Malcolm Turnbull Says Changing The Date Of Australia Day Is Out Of Step With Australian Values

    But Aboriginal and Torres Strait Islander people still feel it is a day of mourning and sorrow.

    Prime Minister Malcolm Turnbull has said his government will not support changing the date of Australia Day, claiming the Yarra council's decision to scrap it is "utterly out of step with Australian values".

    On Tuesday, Yarra Council in inner-city Melbourne, Victoria, passed a unanimous motion against celebrating the date. The council voted to stop referring to January 26 as Australia Day, stop holding citizenship ceremonies and officially support the #changethedate campaign.

    The council conducted an independent survey of 300 non-Indigenous people which showed strong support for changing the date to one more inclusive of Aboriginal people.

    January 26 is the date of the First Fleet's arrival into Sydney Cove in New South Wales in 1788. Australians have celebrated it as an official national day since 1994.

    But it has always been a source of distress for Aboriginal and Torres Strait Islander people, who see the date as the beginning of the land theft, massacres, and control over their lives and destinies.

    The date has been referred to as Survival Day, Invasion Day, Sovereignty Day, or the Day of Mourning.

    But in Question Time on Wednesday Turnbull came out against the Yarra council's decision.

    To change the date of Australia Day would be to turn our back on Australian values and on the great achievement of… https://t.co/Gffg9ZTGZJ

    "On Australia Day we recognise the greatness of our achievements as Australians, we recognise the remarkable nation we have become, we recognise and honour the first Australians and newest migrant citizens," the prime minister said to cheers from his side of the chamber.

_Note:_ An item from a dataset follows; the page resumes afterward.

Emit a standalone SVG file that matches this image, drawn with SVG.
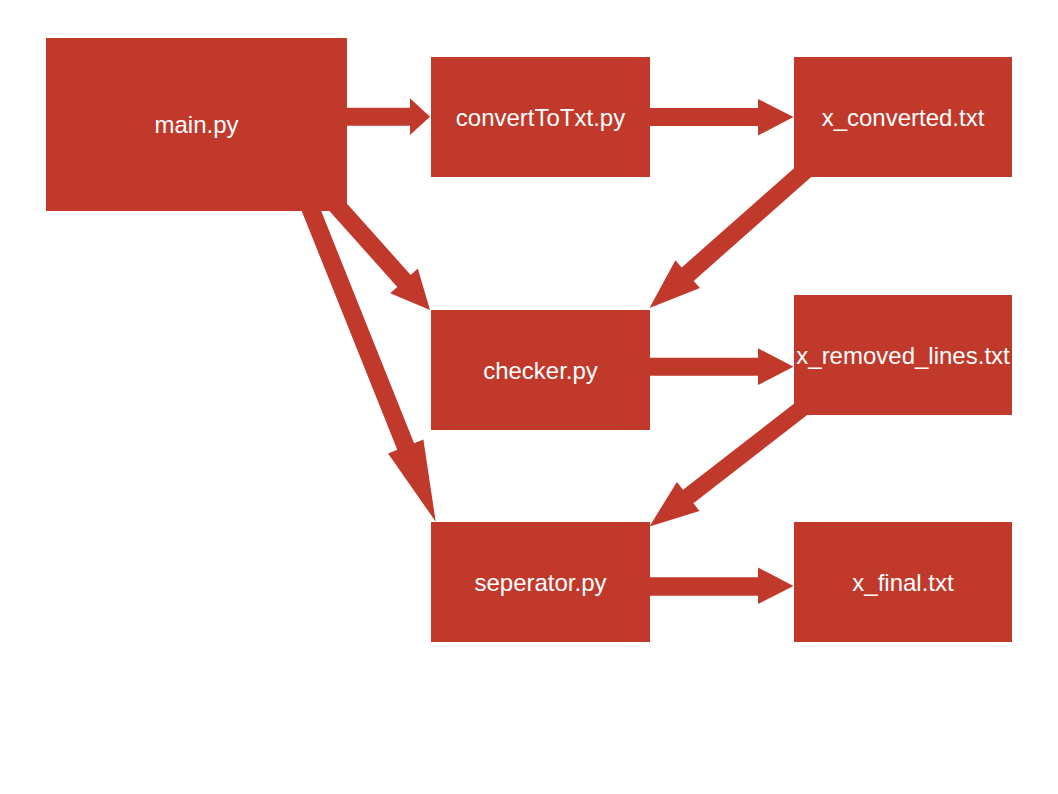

    "Which is why, Mr Speaker, my government and every government before me has urged Australians to celebrate Australia Day, to get behind it, to be proud of it and committed to it. That's why the decision by Yarra council is utterly out of step with Australia values."

    Turnbull claimed the council's vote would take a day that "unites Australia and turns it into one that divides it".

    Opposition leader Bill Shorten responded, telling the house that he did not support the change of date.

    "I also believe it is a great celebration of Australians right up to the current day," he said.

    Shorten said it needed to be acknowledged that for Aboriginal and Torres Strait Islander peoples January 26 represented dispossession and sorrow.

    But both Turnbull and Shorten's comments are in opposition to the voices of many First Nations people, who say the date has never been one of unity, but has always isolated Aboriginal and Torres Strait Islander people.

    Melbourne-based Gamilaroi woman Karla McGrady told Buzzfeed News Turnbull's views were "absolutely contradictory" because of his government's commitment to recognise Aboriginal and Torres Strait Islander people in the constitution.

    "It defies logic, that on the one hand you're speaking about wanting to recognise Aboriginal and Torres Strait Islander people in the constitution, but then don't want to acknowledge the history and trauma that sits with Australia Day for Aboriginal people," she said.

    "It's willful ignorance."

    Award-winning Aboriginal author Tony Birch, who also resides in Melbourne, said he was glad Yarra Council had scrapped the day, but warned against any replacement day being "commodified into another shallow celebration".

    "Australia Day is nothing more than an affirmation of colonial attempts to exterminate Indigenous peoples," Birch told Buzzfeed News.

    "The Yarra Council would do better to begin returning land directly to the Kulin Nation."

    He said the backlash could be expected.

    "I think it says more about the immaturity of the nation as a whole as much as those making their opposition known. We shouldn't expect a lot more from a nation founded on violence and staged amnesia."

    McGrady says every year she chooses to lock herself away rather than "seeing people celebrating what essentially was the beginning of the end for Aboriginal people".

    "When you are talking about life and our culture and who we were for so long... the destruction of that is not something I want to have a BBQ and beer over, ever."

    It was a feeling shared by many other First Nations people.

    Turnbull, Australia Day is not what makes this Nation great. It represents exclusion & oppression in a modern era

    Yarra city council has #ChangeTheDate! Canned Australia Day (Invasion Day) celebrations. Deadly! #IndigenousX @amnestyOz

    While First Nations people have largely been united in calls to scrap Australia Day, it has slowly gained support by the wider community.

    Last year, the Fremantle Council in Western Australia voted to move Australia Day celebrations to another date. The vote faced backlash, most notably from the Turnbull government, claiming their cancellation was "political".

    In June, the Australian Local Government Association passed a resolution to encourage local councils across the country to consider what they could do to lobby the federal government to change the date.

    Today Show host Karl Karl Stefanovic added his support in a monologue on Wednesday morning.

    "As hard as some want to ignore it, January 26 marks a day this land changed forever for one of the oldest cultures in the world... If we are to truly follow through with the apology and move forward together, hand in hand, arm in arm, it must change," he said.